A country doesn't evacuate it citizens unless there is a real risk something bad will happen to them. Reports in the Financial Times [http://www.ft.com/intl/cms/s/0/251f27a2-de4c-11e3-9640-00144feabdc0.html#axzz3uObULUwO ] and The Wall Street Journal [ http://www.wsj.com/articles/behind-vietnams-anti-china-riots-a-tinderbox-of-wider-grievances-1403058492 ] are pretty illuminating. Bad things might have happened, if the Vietnamese government hadn't stepped in. Three people were killed and a good many businesses burned down, not all of them from the mainland. Taiwan and China suffered equally, as did South Korea. However, we did not see a report of evacuation of their citizens. Once mobs gets started, they sometimes fail to see the differences between friends and enemies.
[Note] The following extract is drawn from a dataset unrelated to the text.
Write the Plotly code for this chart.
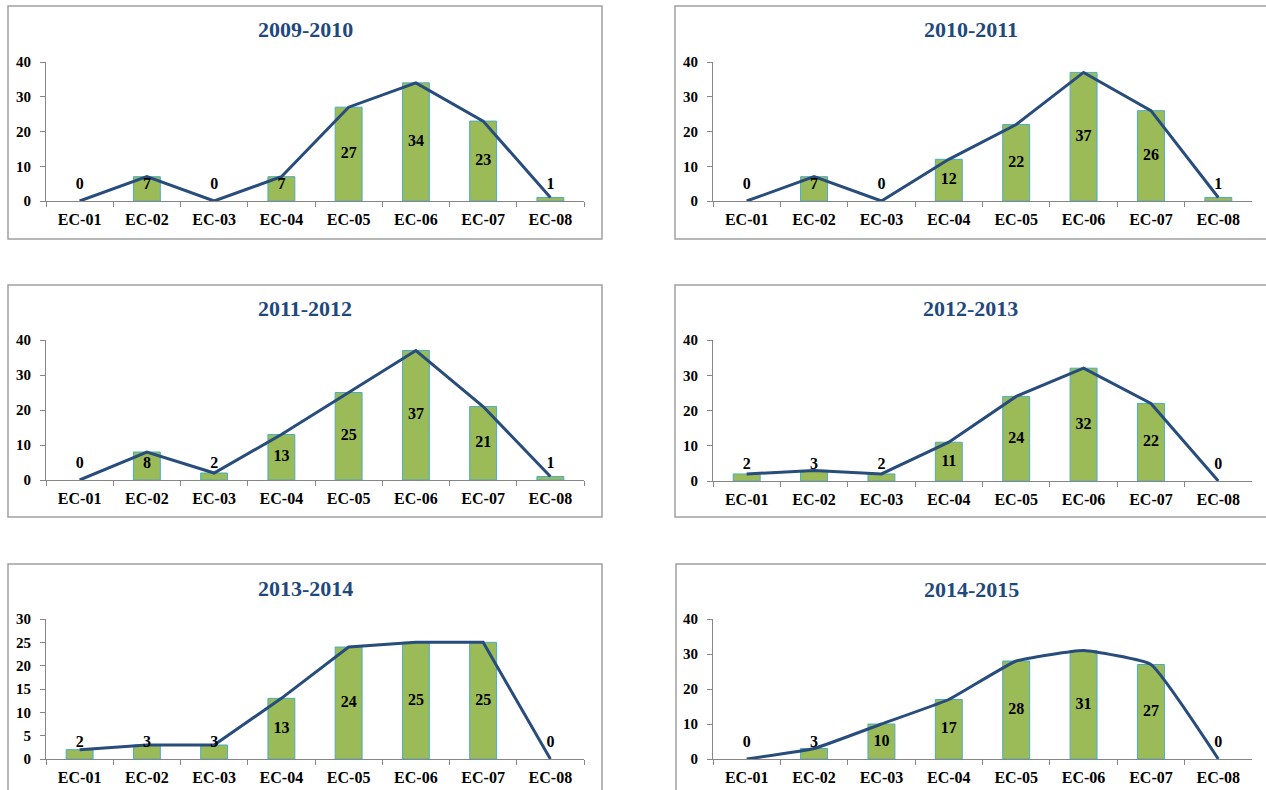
import plotly.graph_objects as go

# Enrolment counts per category, one list per academic year
categories = ["EC-01", "EC-02", "EC-03", "EC-04", "EC-05", "EC-06", "EC-07", "EC-08"]
years = ["2009-2010", "2010-2011", "2011-2012", "2012-2013", "2013-2014", "2014-2015"]
v_2009_2010 = [0, 7, 0, 7, 27, 34, 23, 1]
v_2010_2011 = [0, 7, 0, 12, 22, 37, 26, 1]
v_2011_2012 = [0, 8, 2, 13, 25, 37, 21, 1]
v_2012_2013 = [2, 3, 2, 11, 24, 32, 22, 0]
v_2013_2014 = [2, 3, 3, 13, 24, 25, 25, 0]
v_2014_2015 = [0, 3, 10, 17, 28, 31, 27, 0]
y_max = [40, 40, 40, 40, 30, 40]
y_step = [10, 10, 10, 10, 5, 10]
smooth = [False, False, False, False, False, True]

series = [v_2009_2010, v_2010_2011, v_2011_2012, v_2012_2013, v_2013_2014, v_2014_2015]

W, H = 1266, 790
SERIF = "Liberation Serif"
BAR_FILL = "#9BBB59"
BAR_EDGE = "#4BACC6"
LINE_COL = "#284C7C"
TITLE_COL = "#1F497D"
AXIS_COL = "#868686"

# pixel layout of each panel: frame box, plot box, title centre
frames = [(8, 6, 602, 239), (675, 6, 1270, 239),
          (8, 285, 602, 517), (675, 285, 1270, 517),
          (8, 564, 602, 800), (676, 564, 1270, 800)]
plots = [(46, 62, 584, 201), (713, 62, 1252, 201),
         (46, 340, 584, 480), (713, 340, 1252, 481),
         (46, 619, 584, 759), (713, 619, 1252, 759)]
title_y = [30, 30, 308, 308, 588, 589]

fx = lambda px: px / W
fy = lambda py: 1 - py / H

fig = go.Figure()
shapes, annotations = [], []

for i, (name, vals) in enumerate(zip(years, series)):
    n = "" if i == 0 else str(i + 1)
    xa, ya = "x" + n, "y" + n
    x0, y0, x1, y1 = plots[i]
    px_per_unit = (y1 - y0) / y_max[i]
    min_lab = 16 / px_per_unit

    fig.add_trace(go.Bar(
        x=categories, y=vals, xaxis=xa, yaxis=ya, width=0.4,
        marker=dict(color=BAR_FILL,
                    line=dict(color=BAR_EDGE, width=[1 if v > 0 else 0 for v in vals])),
        showlegend=False, hoverinfo="skip"))
    fig.add_trace(go.Scatter(
        x=categories, y=vals, xaxis=xa, yaxis=ya, mode="lines",
        line=dict(color=LINE_COL, width=3,
                  shape="spline" if smooth[i] else "linear", smoothing=0.35),
        cliponaxis=False, showlegend=False, hoverinfo="skip"))
    fig.add_trace(go.Scatter(
        x=categories, y=[max(v / 2, min_lab) for v in vals], xaxis=xa, yaxis=ya,
        mode="text", text=[str(v) for v in vals], textposition="middle center",
        textfont=dict(family=SERIF, size=16, color="black", weight="bold"),
        cliponaxis=False, showlegend=False, hoverinfo="skip"))

    axis_common = dict(showgrid=False, zeroline=False, showline=True,
                       linecolor=AXIS_COL, linewidth=1, ticks="outside",
                       ticklen=5, tickcolor=AXIS_COL, automargin=False)
    fig.layout["xaxis" + n] = dict(
        axis_common, domain=[fx(x0), fx(x1)], anchor=ya, type="category",
        range=[-0.5, 7.5], tickson="boundaries", ticklabelstandoff=4,
        tickfont=dict(family=SERIF, size=16, color="black", weight="bold"))
    fig.layout["yaxis" + n] = dict(
        axis_common, domain=[fy(y1), fy(y0)], anchor=xa,
        range=[0, y_max[i]], dtick=y_step[i], ticklabelstandoff=6,
        tickfont=dict(family=SERIF, size=15, color="black", weight="bold"))

    bx0, by0, bx1, by1 = frames[i]
    shapes.append(dict(type="rect", xref="paper", yref="paper",
                       x0=fx(bx0), x1=fx(bx1), y0=fy(by1), y1=fy(by0),
                       line=dict(color="#A0A0A0", width=1.5), layer="below"))
    annotations.append(dict(text=name, xref="paper", yref="paper",
                            x=fx((bx0 + min(bx1, 1266)) / 2), y=fy(title_y[i]),
                            xanchor="center", yanchor="middle", showarrow=False,
                            font=dict(family=SERIF, size=22, color=TITLE_COL, weight="bold")))

fig.update_layout(width=W, height=H, margin=dict(l=0, r=0, t=0, b=0, pad=0),
                  paper_bgcolor="white", plot_bgcolor="white",
                  shapes=shapes, annotations=annotations, bargap=0.6)

fig.write_html("out.html")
These events had economic roots, but not the kind one associates with manufacturing in foreign territories, where labor costs, working conditions, and competition from foreign immigrants is enough to get people excited. This was, at least on the surface, about something else - an oil platform the Chinese put in the South China Sea, where Vietnam laid claim to the waters it was floating on. We rarely have riots in the streets over something like that, and we can be pretty sure the Vietnamese rarely do either. They haven't stopped being one of the few remaining Communist Party led countries of the world. China is another. Oil separates politics pretty fast.
Sentiment must have run deeper than just an oil platform to have riots requiring the evacuation of citizens of China. Maybe some of them remember that the Chinese and Vietnamese fought a short war over boundary issues in the North, right after our withdrawal from there. They don't forget as quickly as we do. Maybe the cultures clashed a little bit more than they want to say. Maybe they really are upset that the Chinese would stake a claim to territories long considered to be owned by Vietnam. If so, there will be more to come. In a news special, the BBC sent a small private aircraft over one of the South China Sea islands where the Chinese had been doing a lot of construction. They were repeatedly warned about their penetration of Chinese airspace. The more frequent the warnings the more nervous the flight crew became. The same warnings were given over and over. The Chinese don't seem to care that other countries find their claims dubious and disturbing. It will come to a bad end one day, and the kinds of happenings that led up to the evacuation of their business leaders from Vietnam are just the beginning.